In contrast, Mr. Burstein said that his research and other published research finds a low home ownership index among Millennials. The generation expects to have 12 jobs in their lifetime. But he argues that Millennials “are not losing sight of the American dream but they are redefining it.
“In surveys, we see little response to the importance of home ownership but strong belief that living in a community they can rely on is important. We find that only 25 percent of respondents rate getting married as important but nearly all regard finding a true life partner as important.
“The single biggest question recruiters say they get from applicants is in regard to the company’s position on social issues: does it encourage volunteerism, what are its social justice programs? And these questions are producing change.
“The corporate and government structure isn’t attractive… Many report that they will take a lower-paying job that allows them to make social contributions.
“Is Dilbert [a popular comic strip lampooning corporate life] dead? Dilbert may not be dead but he’s on the way out.”
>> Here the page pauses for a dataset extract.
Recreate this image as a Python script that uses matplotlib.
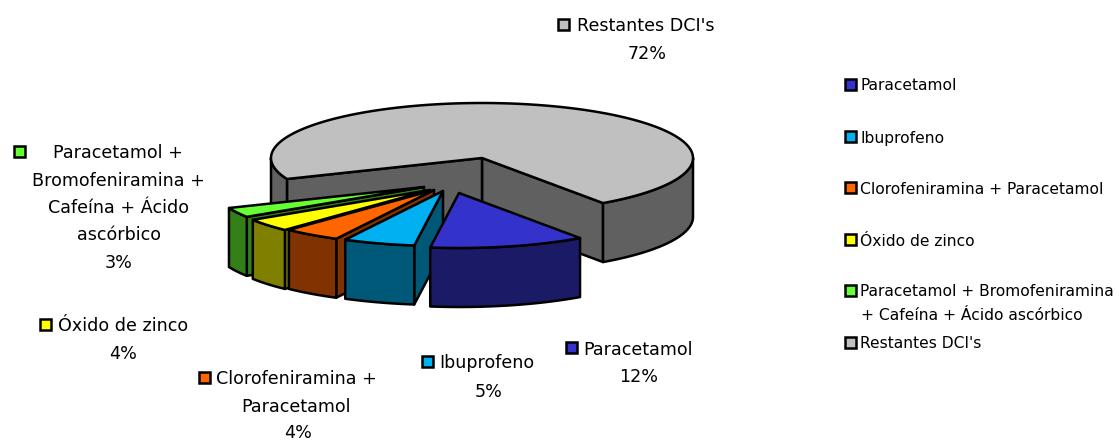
import numpy as np
import matplotlib
matplotlib.use("Agg")
import matplotlib.pyplot as plt
from matplotlib.patches import Polygon, Rectangle

# data

names = ["Paracetamol", "Ibuprofeno", "Clorofeniramina + Paracetamol", "Óxido de zinco",
         "Paracetamol + Bromofeniramina + Cafeína + Ácido ascórbico", "Restantes DCI's"]
shares = [11.9, 5.49, 4.4, 3.8, 2.9, 71.51]

top_colors = ["#3333CC", "#00B0F0", "#FF6600", "#FFFF00", "#66FF33", "#C0C0C0"]
side_colors = ["#1A1A66", "#005878", "#803300", "#808000", "#338019", "#606060"]

# pie geometry in pixels

cx, cy = 482, 158
rx, ry = 211, 55
depth = 59
start_angle = -55
shift_x = [-23, -39, -48, -52, -58, 0]
shift_y = [35, 33, 32, 32, 29, 0]

plt.rcParams['font.family'] = ['DejaVu Sans']

fig = plt.figure(figsize=(11.19, 4.40), dpi=100)
ax = fig.add_axes([0, 0, 1, 1])
ax.set_xlim(0, 1119)
ax.set_ylim(440, 0)
ax.axis("off")


def point(x0, y0, angle):
    a = np.radians(angle)
    return x0 + rx * np.cos(a), y0 - ry * np.sin(a)


def face(points, color, z):
    ax.add_patch(Polygon(points, closed=True, facecolor=color, edgecolor="black",
                         linewidth=1.8, joinstyle="round", zorder=z))


def draw_slice(x0, y0, a_from, a_to, top, side, z):
    # a_from < a_to, counter clockwise on the ellipse
    # cut walls that look to the viewer
    for edge, normal in [(a_from, a_from - 90), (a_to, a_to + 90)]:
        if np.sin(np.radians(normal)) < 0:
            ex, ey = point(x0, y0, edge)
            face([(x0, y0), (ex, ey), (ex, ey + depth), (x0, y0 + depth)], side, z)
    # outer rim, only the front half of the ellipse
    for low, high in [(-540, -360), (-180, 0), (180, 360)]:
        lo, hi = max(a_from, low), min(a_to, high)
        if hi > lo:
            arc = [point(x0, y0, a) for a in np.linspace(lo, hi, 80)]
            face(arc + [(x, y + depth) for x, y in arc[::-1]], side, z)
    arc = [point(x0, y0, a) for a in np.linspace(a_from, a_to, 200)]
    face([(x0, y0)] + arc, top, z + 0.5)


# angles go clockwise from start_angle, one slice after the other
total = sum(shares)
edges = [start_angle]
for s in shares:
    edges.append(edges[-1] - 360 * s / total)

# back slice first, then the exploded ones from left to right
draw_order = [5, 4, 3, 2, 1, 0]
for z, i in enumerate(draw_order):
    draw_slice(cx + shift_x[i], cy + shift_y[i], edges[i + 1], edges[i],
               top_colors[i], side_colors[i], z + 1)


def key(x, y, color):
    ax.add_patch(Rectangle((x - 5.5, y - 5.5), 11, 11, facecolor=color, edgecolor="black",
                           linewidth=1.8, zorder=20))


label_size = 12.65
legend_size = 11.2


def label(x, y, text, ha="center", size=label_size):
    ax.text(x, y + 1, text, ha=ha, va="center", fontsize=size, color="black", zorder=21)


pct = [f"{s:.0f}%" for s in shares]

# data labels

key(563, 25, top_colors[5])
label(577, 25, names[5], ha="left")
label(647, 53, pct[5])

key(571, 348, top_colors[0])
label(583, 349, names[0], ha="left")
label(639, 376, pct[0])

key(427, 362, top_colors[1])
label(439, 362, names[1], ha="left")
label(489, 391, pct[1])

key(204, 378, top_colors[2])
label(216, 378, "Clorofeniramina +", ha="left")
label(296, 406, "Paracetamol")
label(298, 432, pct[2])

key(45, 325, top_colors[3])
label(58, 325, names[3], ha="left")
label(123, 353, pct[3])

key(19, 152, top_colors[4])
label(53, 152, "Paracetamol +", ha="left")
label(118, 180, "Bromofeniramina +")
label(119, 207, "Cafeína + Ácido")
label(119, 234, "ascórbico")
label(119, 262, pct[4])

# legend on the right

legend_y = [85, 137, 188, 240, 291, 343]
for i, y in enumerate(legend_y):
    key(850, y, top_colors[i])
    if i == 4:
        label(860, y, "Paracetamol + Bromofeniramina", ha="left", size=legend_size)
        label(861, y + 23, "+ Cafeína + Ácido ascórbico", ha="left", size=legend_size)
    else:
        label(860, y, names[i], ha="left", size=legend_size)

plt.savefig("out.png", dpi=100)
As he describes it, the Millennial view of the workplace is more horizontal and less vertical or hierarchical. And the fact that this is happening is affecting other generations who say “Gee, this is interesting how these people think,” Mr. Burstein said.
“Many people don’t understand the generation: the way we use technology, the way we sleep, romance, work. A lot of people say our generation is entitled and narcissistic. I believe strongly that it’s too early to assess.
“I’m not saying all these [positive generational characteristics] are true or that they’ll all work out, but the signs are there. I named the book ‘Fast Future’ because the rate of change is faster than we can imagine. Fast future is going to be the new operating system for the next 20 to 30 years.
“This is not about a generation but a new social order,” he concluded.